The upsurge of net migration from Africa from the late 1990s, and more specifically the upswing of migratory traffic across Sahara from West to North Africa, is the result of an unprecedented “perfect storm”, meaning the (never so) well organised exploitation of Africa – mainly at the hands of single European countries and companies, with the connivance of corrupted local leaderships – the increasing destabilisation of the entire region (to which European weapons are also contributing much), and the epochal challenges posed by the combination of climate change and demographic growth (according to the United Nations, more than half of global population growth between 2015 and 2050 is expected to occur in Africa).
Instead of tackling these epochal challenges and acknowledging that 87 percent of world refugees are hosted in low and middle-income countries, a number of European politicians and millions of average citizens have chosen the “easiest path”: they are invoking a Europe-wide alliance against “mass immigration”, or, more precisely, quoting Italy’s Interior Minister Matteo Salvini, “a League of the Leagues of Europe, bringing together all the free and sovereign movements that want to defend their people and their borders”.
“Europe”, in truth, is not defending itself, but “attacking”. It is doing so in a more sophisticated way than in the past, while receiving only limited “side effects”. In this sense, concerns about “migrations” cannot but generate a positive outcome for European countries and citizens: in the medium-long term, they will be compelled to reconsider their attitudes and policies. And this process starts with broadening awareness on these issues.
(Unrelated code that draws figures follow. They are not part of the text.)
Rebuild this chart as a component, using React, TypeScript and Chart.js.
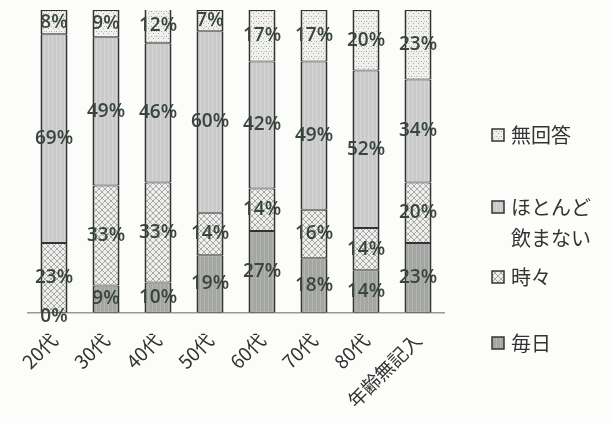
import React, { useEffect, useRef } from "react";
import { Chart, registerables } from "chart.js";

Chart.register(...registerables);

const categories = ["20代", "30代", "40代", "50代", "60代", "70代", "80代", "年齢無記入"];
const seriesNames = ["毎日", "時々", "ほとんど飲まない", "無回答"];
const everyday = [0, 9, 10, 19, 27, 18, 14, 23];
const sometimes = [23, 33, 33, 14, 14, 16, 14, 20];
const rarely = [69, 49, 46, 60, 42, 49, 52, 34];
const noAnswer = [8, 9, 12, 7, 17, 17, 20, 23];

function makePattern(kind: string): CanvasPattern | string {
  const c = document.createElement("canvas");
  const ctx = c.getContext("2d");
  if (!ctx) return "#ccc";
  if (kind === "everyday") {
    c.width = 4; c.height = 4;
    ctx.fillStyle = "#a4a6a4"; ctx.fillRect(0, 0, 4, 4);
    ctx.fillStyle = "#b3b5b3"; ctx.fillRect(0, 0, 1, 4);
  } else if (kind === "rarely") {
    c.width = 4; c.height = 4;
    ctx.fillStyle = "#c9cac9"; ctx.fillRect(0, 0, 4, 4);
    ctx.fillStyle = "#d5d6d5"; ctx.fillRect(0, 0, 1, 4);
  } else if (kind === "sometimes") {
    c.width = 6; c.height = 6;
    ctx.fillStyle = "#eeeeec"; ctx.fillRect(0, 0, 6, 6);
    ctx.strokeStyle = "#a8a8a6"; ctx.lineWidth = 1;
    ctx.beginPath();
    ctx.moveTo(0, 0); ctx.lineTo(6, 6);
    ctx.moveTo(6, 0); ctx.lineTo(0, 6);
    ctx.stroke();
  } else {
    c.width = 5; c.height = 5;
    ctx.fillStyle = "#f0f0ee"; ctx.fillRect(0, 0, 5, 5);
    ctx.fillStyle = "#a9aaa8";
    ctx.fillRect(1, 1, 1, 1);
    ctx.fillRect(3, 3, 1, 1);
    ctx.fillStyle = "#c8c8c6";
    ctx.fillRect(4, 1, 1, 1);
  }
  return ctx.createPattern(c, "repeat") || "#ccc";
}

export default function App() {
  const ref = useRef<HTMLCanvasElement | null>(null);

  useEffect(() => {
    if (!ref.current) return;
    const fills = [
      makePattern("everyday"),
      makePattern("sometimes"),
      makePattern("rarely"),
      makePattern("noanswer"),
    ];
    const values = [everyday, sometimes, rarely, noAnswer];

    const labelPlugin = {
      id: "segLabels",
      afterDatasetsDraw(chart: any) {
        const ctx = chart.ctx;
        ctx.save();
        ctx.font = "600 19px 'Open Sans'";
        ctx.fillStyle = "#3a4540";
        ctx.textAlign = "center";
        ctx.textBaseline = "middle";
        chart.data.datasets.forEach((ds: any, di: number) => {
          const meta = chart.getDatasetMeta(di);
          meta.data.forEach((el: any, i: number) => {
            const v = ds.data[i];
            const y = v === 0 ? el.base + 4 : (el.y + el.base) / 2;
            ctx.fillText(v + "%", el.x, y);
          });
        });
        ctx.restore();
      },
    };

    const legendPlugin = {
      id: "customLegend",
      afterDraw(chart: any) {
        const ctx = chart.ctx;
        ctx.save();
        const items = [
          { i: 3, lines: ["無回答"], y: 135 },
          { i: 2, lines: ["ほとんど", "飲まない"], y: 207 },
          { i: 1, lines: ["時々"], y: 277 },
          { i: 0, lines: ["毎日"], y: 343 },
        ];
        ctx.font = "20px 'Noto Sans CJK JP'";
        ctx.textBaseline = "middle";
        ctx.textAlign = "left";
        items.forEach((it) => {
          ctx.fillStyle = fills[it.i] as any;
          ctx.fillRect(492, it.y - 6, 12, 12);
          ctx.strokeStyle = "#333";
          ctx.lineWidth = 1.5;
          ctx.strokeRect(492, it.y - 6, 12, 12);
          ctx.fillStyle = "#333";
          it.lines.forEach((ln, k) => ctx.fillText(ln, 511, it.y + k * 31));
        });
        ctx.restore();
      },
    };

    const chart = new Chart(ref.current, {
      type: "bar",
      data: {
        labels: categories,
        datasets: seriesNames.map((name, k) => ({
          label: name,
          data: values[k],
          backgroundColor: fills[k] as any,
          borderColor: "#333",
          borderWidth: { left: 2, right: 2, top: 1, bottom: 1 },
          borderSkipped: false,
          barPercentage: 0.52,
          categoryPercentage: 1,
        })),
      },
      options: {
        responsive: false,
        animation: false,
        layout: { padding: { left: 28, right: 168, top: 10, bottom: 4 } },
        plugins: { legend: { display: false }, tooltip: { enabled: false } },
        scales: {
          x: {
            stacked: true,
            grid: { display: false },
            border: { display: true, color: "#999", width: 1.5 },
            ticks: {
              color: "#333",
              padding: 8,
              font: { family: "'Noto Sans CJK JP'", size: 19 },
              maxRotation: 45,
              minRotation: 45,
            },
          },
          y: { stacked: true, display: false, min: 0, max: 100 },
        },
      },
      plugins: [labelPlugin, legendPlugin],
    });
    return () => chart.destroy();
  }, []);

  return (
    <div style={{ position: "absolute", left: 0, top: 0, width: 612, height: 424, background: "#fcfcfa" }}>
      <canvas ref={ref} width={612} height={424} />
    </div>
  );
}
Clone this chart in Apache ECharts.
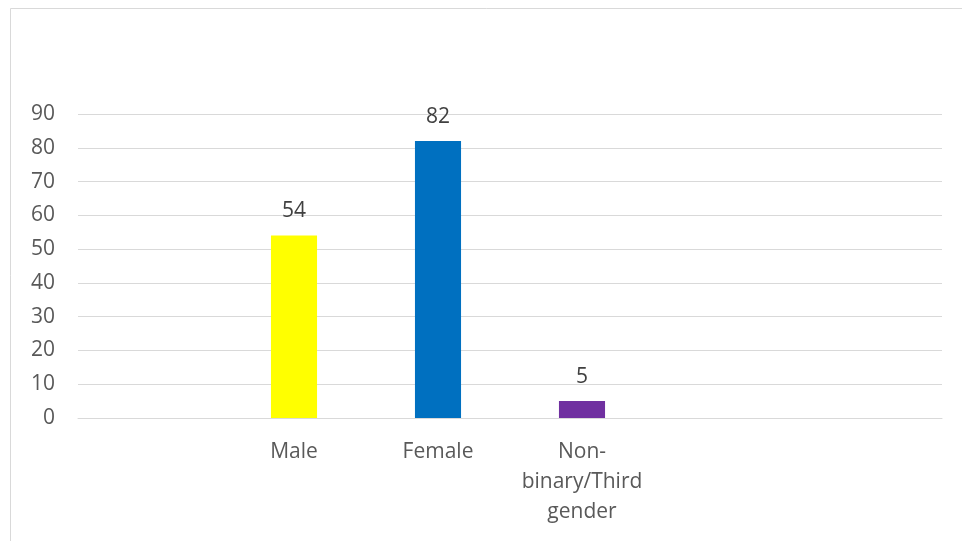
<!DOCTYPE html>
<html>
<head>
<meta charset="utf-8">
<style>
  html, body { margin: 0; padding: 0; background: #ffffff; }
  #chart { width: 962px; height: 541px; }
</style>
<script src="https://cdn.jsdelivr.net/npm/echarts@6/dist/echarts.min.js"></script>
</head>
<body>
<div id="chart"></div>
<script>
// Respondents by gender (blank slots keep the category spacing of the original sheet)
const categories = ['', 'Male', 'Female', 'Non-binary/Third gender', '', ''];
const counts = [null, 54, 82, 5, null, null];
const barColors = ['#FFFF00', '#FFFF00', '#0070C0', '#7030A0', '#7030A0', '#7030A0'];
const yTicks = { min: 0, max: 90, interval: 10 };

const chart = echarts.init(document.getElementById('chart'), null, { renderer: 'canvas' });

const font = '"Open Sans", "Noto Sans", sans-serif';

chart.setOption({
  animation: false,
  backgroundColor: '#ffffff',
  graphic: [{
    type: 'rect',
    shape: { x: 10.5, y: 8.5, width: 1000, height: 600 },
    style: { fill: 'none', stroke: '#d9d9d9', lineWidth: 1 },
    silent: true
  }],
  grid: { left: 78, right: 20, top: 114, bottom: 123, containLabel: false },
  xAxis: {
    type: 'category',
    data: categories,
    axisLine: { show: true, lineStyle: { color: '#d9d9d9', width: 1 } },
    axisTick: { show: false },
    axisLabel: {
      interval: 0,
      margin: 19,
      color: '#595959',
      fontFamily: font,
      fontSize: 21,
      lineHeight: 30,
      formatter: v => v === 'Non-binary/Third gender' ? 'Non-\nbinary/Third\ngender' : v
    }
  },
  yAxis: {
    type: 'value',
    min: yTicks.min,
    max: yTicks.max,
    interval: yTicks.interval,
    axisLine: { show: false },
    axisTick: { show: false },
    splitLine: { lineStyle: { color: '#d9d9d9', width: 1 } },
    axisLabel: { color: '#595959', fontFamily: font, fontSize: 21, margin: 23 }
  },
  series: [{
    type: 'bar',
    barWidth: '32%',
    data: counts.map((v, i) => ({ value: v, itemStyle: { color: barColors[i] } })),
    label: {
      show: true,
      position: 'top',
      distance: 14,
      color: '#404040',
      fontFamily: font,
      fontSize: 21,
      formatter: p => (p.value == null ? '' : String(p.value))
    }
  }]
});
</script>
</body>
</html>
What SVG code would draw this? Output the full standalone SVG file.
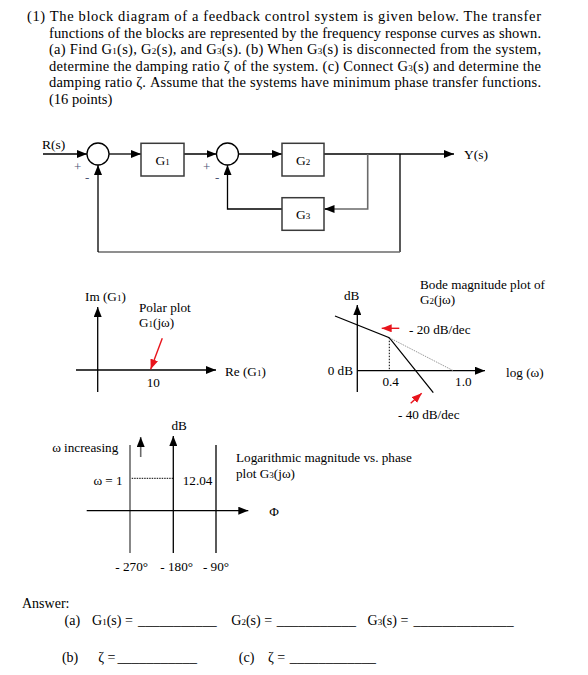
<svg xmlns="http://www.w3.org/2000/svg" width="588" height="675" viewBox="0 0 588 675">
<style>
text{font-family:"Liberation Serif","Times New Roman",serif;fill:#000}
.p{font-size:14.5px}
.m{font-size:13.5px}
.an{font-size:14px}
.sm{font-size:13.2px}
.sub{font-size:9px}
.ln{stroke:#000;stroke-width:1.3;fill:none}
.gr{stroke:#6a6a6a;stroke-width:1.6;fill:none}
.bx{fill:#fff;stroke:#3a3a3a;stroke-width:1.5}
.red{stroke:#e8141c;stroke-width:1.4;fill:none}
.sg{fill:#4a5575;font-size:13px}
</style>
<defs>
<marker id="a" markerUnits="userSpaceOnUse" markerWidth="10" markerHeight="8" refX="10" refY="4" orient="auto"><path d="M0,0 L10,4 L0,8 z" fill="#000"/></marker>
<marker id="r" markerUnits="userSpaceOnUse" markerWidth="10" markerHeight="8" refX="10" refY="4" orient="auto"><path d="M0,0 L10,4 L0,8 z" fill="#e8141c"/></marker>
</defs>

<g id="title" class="p">
<text x="27" y="21" textLength="514" lengthAdjust="spacing">(1) The block diagram of a feedback control system is given below. The transfer</text>
<text x="49" y="37.5" textLength="492" lengthAdjust="spacing">functions of the blocks are represented by the frequency response curves as shown.</text>
<text x="49" y="54" textLength="492" lengthAdjust="spacing">(a) Find G<tspan class="sub">1</tspan>(s), G<tspan class="sub">2</tspan>(s), and G<tspan class="sub">3</tspan>(s). (b) When G<tspan class="sub">3</tspan>(s) is disconnected from the system,</text>
<text x="49" y="70.5" textLength="492" lengthAdjust="spacing">determine the damping ratio ζ of the system. (c) Connect G<tspan class="sub">3</tspan>(s) and determine the</text>
<text x="49" y="87" textLength="492" lengthAdjust="spacing">damping ratio ζ. Assume that the systems have minimum phase transfer functions.</text>
<text x="49" y="103.5">(16 points)</text>
</g>

<g id="connectors">
<path class="ln" d="M43,154 H87" marker-end="url(#a)"/>
<path class="ln" d="M109,154 H141" marker-end="url(#a)"/>
<path class="ln" d="M184,154 H216.5" marker-end="url(#a)"/>
<path class="ln" d="M238.5,154 H282" marker-end="url(#a)"/>
<path class="ln" d="M324,154 H454" marker-end="url(#a)"/>
<path class="gr" d="M367.7,154 V209 H325"/>
<path class="ln" d="M330,209 H324.5" marker-end="url(#a)"/>
<path class="ln" d="M282,209 H227.5 V165" marker-end="url(#a)"/>
<path class="ln" d="M400,154 V252"/>
<path class="gr" d="M400,252 H98"/>
<path class="ln" d="M98,252 V165" marker-end="url(#a)"/>
</g>

<g id="input"><text class="m" x="42" y="149">R(s)</text></g>
<g id="sum1">
<circle cx="98" cy="154" r="11" fill="#fff" stroke="#000" stroke-width="1.3"/>
<text class="sg" x="74" y="171">+</text>
<text class="sg" x="85" y="182">-</text>
</g>
<g id="G1">
<rect class="bx" x="141" y="143.3" width="43" height="32.7"/>
<text class="m" x="162.5" y="164.5" text-anchor="middle">G<tspan class="sub">1</tspan></text>
</g>
<g id="sum2">
<circle cx="227.5" cy="154" r="11" fill="#fff" stroke="#000" stroke-width="1.3"/>
<text class="sg" x="203" y="171">+</text>
<text class="sg" x="215" y="182">-</text>
</g>
<g id="G2">
<rect class="bx" x="282" y="143.3" width="42" height="32.7"/>
<text class="m" x="303" y="164.5" text-anchor="middle">G<tspan class="sub">2</tspan></text>
</g>
<g id="G3">
<rect class="bx" x="282" y="197.7" width="42" height="32.6"/>
<text class="m" x="303" y="218.5" text-anchor="middle">G<tspan class="sub">3</tspan></text>
</g>
<g id="output"><text class="m" x="464" y="159">Y(s)</text></g>

<g id="polar">
<path class="ln" d="M97.7,392 V307" marker-end="url(#a)"/>
<path class="ln" d="M76,370 H216" marker-end="url(#a)"/>
<path class="red" d="M162.3,338.3 L150.7,369.3" marker-end="url(#r)"/>
<text class="sm" x="85" y="300.5">Im (G<tspan class="sub">1</tspan>)</text>
<text class="sm" x="139" y="312">Polar plot</text>
<text class="sm" x="139" y="327">G<tspan class="sub">1</tspan>(jω)</text>
<text class="sm" x="225" y="376">Re (G<tspan class="sub">1</tspan>)</text>
<text class="sm" x="153.3" y="386.5" text-anchor="middle">10</text>
</g>

<g id="bode">
<path class="ln" d="M357.3,392 V305" marker-end="url(#a)"/>
<path class="ln" d="M357.3,370.7 H485" marker-end="url(#a)"/>
<path class="ln" d="M335,316 L389.3,337.7 L433.3,392.7"/>
<path d="M389.3,337.7 L453.3,370.7" stroke="#999" stroke-width="1" stroke-dasharray="1.5,1" fill="none"/>
<path d="M389.3,337.7 V370.7" stroke="#000" stroke-width="1" stroke-dasharray="1.5,1.5" fill="none"/>
<path class="red" d="M399.3,328.3 H381.7" marker-end="url(#r)"/>
<path class="red" d="M410.7,403.3 L421.7,393.3" marker-end="url(#r)"/>
<text class="sm" x="344" y="299.5">dB</text>
<text class="sm" x="420" y="289">Bode magnitude plot of</text>
<text class="sm" x="420" y="304">G<tspan class="sub">2</tspan>(jω)</text>
<text class="sm" x="409" y="333.5">- 20 dB/dec</text>
<text class="sm" x="353" y="375" text-anchor="end">0 dB</text>
<text class="sm" x="390.7" y="386" text-anchor="middle">0.4</text>
<text class="sm" x="463.3" y="386" text-anchor="middle">1.0</text>
<text class="sm" x="506" y="377">log (ω)</text>
<text class="sm" x="398" y="418.5">- 40 dB/dec</text>
</g>

<g id="gainphase">
<path class="ln" d="M173.3,553 V436" marker-end="url(#a)"/>
<path class="gr" d="M130,445 V553"/>
<path class="ln" d="M216,445 V553"/>
<path class="ln" d="M86.7,510.7 H248.3" marker-end="url(#a)"/>
<path class="gr" d="M140.7,457 V437" marker-end="url(#a)"/>
<path d="M131.7,478.3 H173.3" stroke="#000" stroke-width="1" stroke-dasharray="1.5,1" fill="none"/>
<text class="sm" x="171.5" y="429.5">dB</text>
<text class="sm" x="118.3" y="452" text-anchor="end">ω increasing</text>
<text class="sm" x="122.7" y="484.5" text-anchor="end">ω = 1</text>
<text class="sm" x="182.7" y="484.5">12.04</text>
<text class="sm" x="236" y="462">Logarithmic magnitude vs. phase</text>
<text class="sm" x="236" y="477.5">plot G<tspan class="sub">3</tspan>(jω)</text>
<text class="sm" x="269.3" y="515.5">Φ</text>
<text class="sm" x="131.7" y="570.5" text-anchor="middle">- 270°</text>
<text class="sm" x="176.7" y="570.5" text-anchor="middle">- 180°</text>
<text class="sm" x="216" y="570.5" text-anchor="middle">- 90°</text>
</g>

<g id="answer" class="an">
<text x="22" y="607.5">Answer:</text>
<text x="64.5" y="624.5">(a)</text>
<text x="92" y="624.5">G<tspan class="sub">1</tspan>(s) =</text>
<text x="138" y="624.5" textLength="78.7" lengthAdjust="spacingAndGlyphs">___________</text>
<text x="231.3" y="624.5">G<tspan class="sub">2</tspan>(s) =</text>
<text x="276.7" y="624.5" textLength="79.3" lengthAdjust="spacingAndGlyphs">___________</text>
<text x="367.5" y="624.5">G<tspan class="sub">3</tspan>(s) =</text>
<text x="413.6" y="624.5" textLength="100" lengthAdjust="spacingAndGlyphs">______________</text>
<text x="61.9" y="662">(b)</text>
<text x="98.2" y="662">ζ =</text>
<text x="117.4" y="662" textLength="79.5" lengthAdjust="spacingAndGlyphs">___________</text>
<text x="238.8" y="662">(c)</text>
<text x="268" y="662">ζ =</text>
<text x="289.8" y="662" textLength="86.2" lengthAdjust="spacingAndGlyphs">____________</text>
</g>
</svg>
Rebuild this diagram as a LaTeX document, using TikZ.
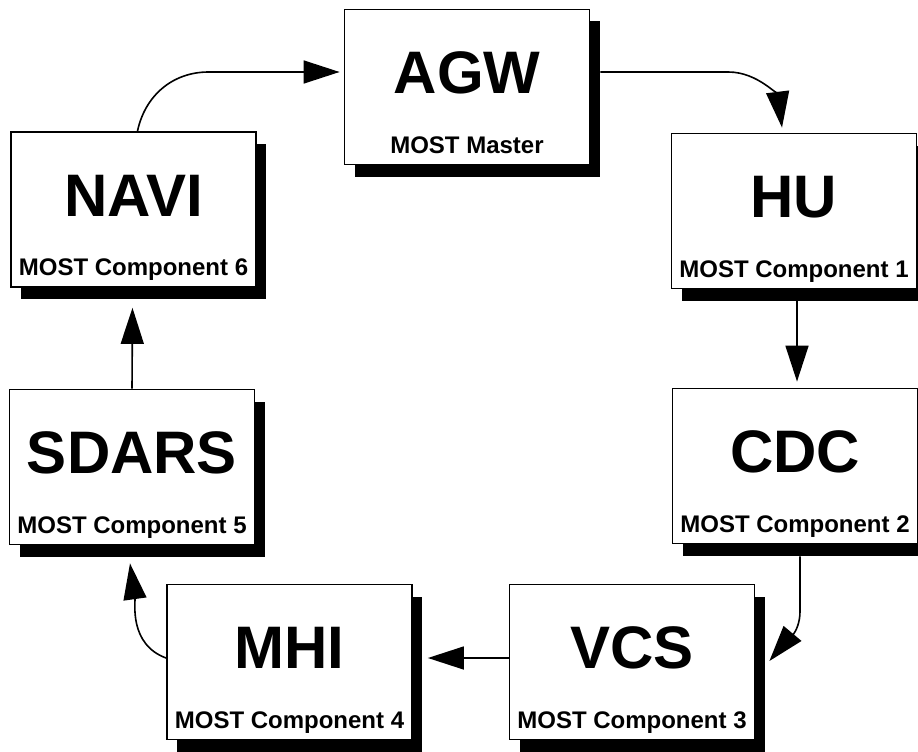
\documentclass[tikz,border=0pt]{standalone}
\usepackage{fontspec}
\setmainfont{Liberation Sans}
\usetikzlibrary{arrows.meta,shadows}

\def\boxw{245pt}
\def\boxh{155pt}

\begin{document}
\begin{tikzpicture}[x=1pt,y=1pt,font=\bfseries]
    \tikzstyle{unit}=[rectangle,draw=black,fill=white,line width=1.8pt,minimum width=\boxw,minimum height=\boxh,inner sep=0pt,
        drop shadow={shadow xshift=10pt,shadow yshift=-12pt,fill=black,opacity=1}]
    \tikzstyle{head}=[font=\fontsize{60}{60}\selectfont\bfseries,inner sep=0pt,anchor=base]
    \tikzstyle{role}=[font=\fontsize{24}{24}\selectfont\bfseries,inner sep=0pt,anchor=base]
    \tikzstyle{link}=[-{Triangle[length=36pt,width=23pt]},line width=1.6pt]

    \useasboundingbox (0,0) rectangle (918,-752);

    % Draw the ring members with their name and role
    \foreach \name/\x/\y/\head/\role in {agw/467/87/AGW/MOST Master,
                                         hu/794/211/HU/MOST Component 1,
                                         cdc/795/466/CDC/MOST Component 2,
                                         vcs/632/662/VCS/MOST Component 3,
                                         mhi/289.5/662/MHI/MOST Component 4,
                                         sdars/132/467/SDARS/MOST Component 5,
                                         navi/133.5/209.5/NAVI/MOST Component 6}
    {
        \node[unit] (\name) at (\x,-\y) {};
        \node[head] (\name-head) at ([yshift=-6.5pt]\name.center) {\head};
        \node[role] (\name-role) at ([yshift=12pt]\name.south) {\role};
    }

    % Connect the ring, clockwise from the master
    \draw[link] ([xshift=10pt,yshift=15pt]agw.east) -- ++(128,0)
        to[out=0,in=97] ([xshift=-12pt,yshift=5pt]hu.north);
    \draw[link] ([xshift=3pt,yshift=-12pt]hu.south) -- ([xshift=2pt,yshift=6pt]cdc.north);
    \draw[link] ([xshift=5pt,yshift=-12pt]cdc.south) -- ++(0,-55)
        to[out=-90,in=50] ([xshift=14pt,yshift=1pt]vcs.east);
    \draw[link] ([yshift=4pt]vcs.west) -- ([xshift=15pt,yshift=4pt]mhi.east);
    \draw[link] ([yshift=4pt]mhi.west) to[out=160,in=-82] ([xshift=-2pt,yshift=-18pt]sdars.south);
    \draw[link] (sdars.north) -- ([xshift=-1pt,yshift=-20pt]navi.south);
    \draw[link] ([xshift=4pt]navi.north) to[out=78,in=180] ([xshift=-135pt,yshift=15pt]agw.west)
        -- ([xshift=-4pt,yshift=15pt]agw.west);
\end{tikzpicture}
\end{document}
Indeed, complaining about “migrants” – not dissimilarly from focusing on NGOs, or on the “financial” cost of the “migration crisis” for European countries – is a self-assuring shortcut that speaks at the gut of millions of disillusioned European citizens. Challenging and tackling the structural interests of (mainly) European businessmen, companies and governments – like Africans are doing through initiatives like the “West Africa leaks” – would be much riskier: this is why it won’t easily happen.
Fostering local agency
The “West Africa leaks” investigation, published by the International Consortium of Investigative Journalists (ICIJ) last May 22, has confirmed that real change will ultimately come from African citizens themselves. The end of the exploitation of their countries passes, in fact, primarily through their structured and organised efforts.
Through the analysis of 27.5 million leaked documents, the “West Africa leaks” shed further light on how government officials, arms merchants and corporations have syphoned off millions of dollars from some of the poorest West African states through offshore tax havens. The latter is, to a large extent, linked to European and American companies and businessmen.
The result of the investigation, the largest-ever collaboration of journalists from West Africa, is particularly meaningful if considering that the region (West Africa) accounts for more than one-third of the about $50bn that leave Africa each year illegally.
There is still much to inquire about the role played in these processes by some of Africa’s most powerful politicians and business leaders, although the OPL 245 case in Nigeria, from where one in every five Africans is from, might be considered as a poster child for understanding how the system works, and how it should be tackled.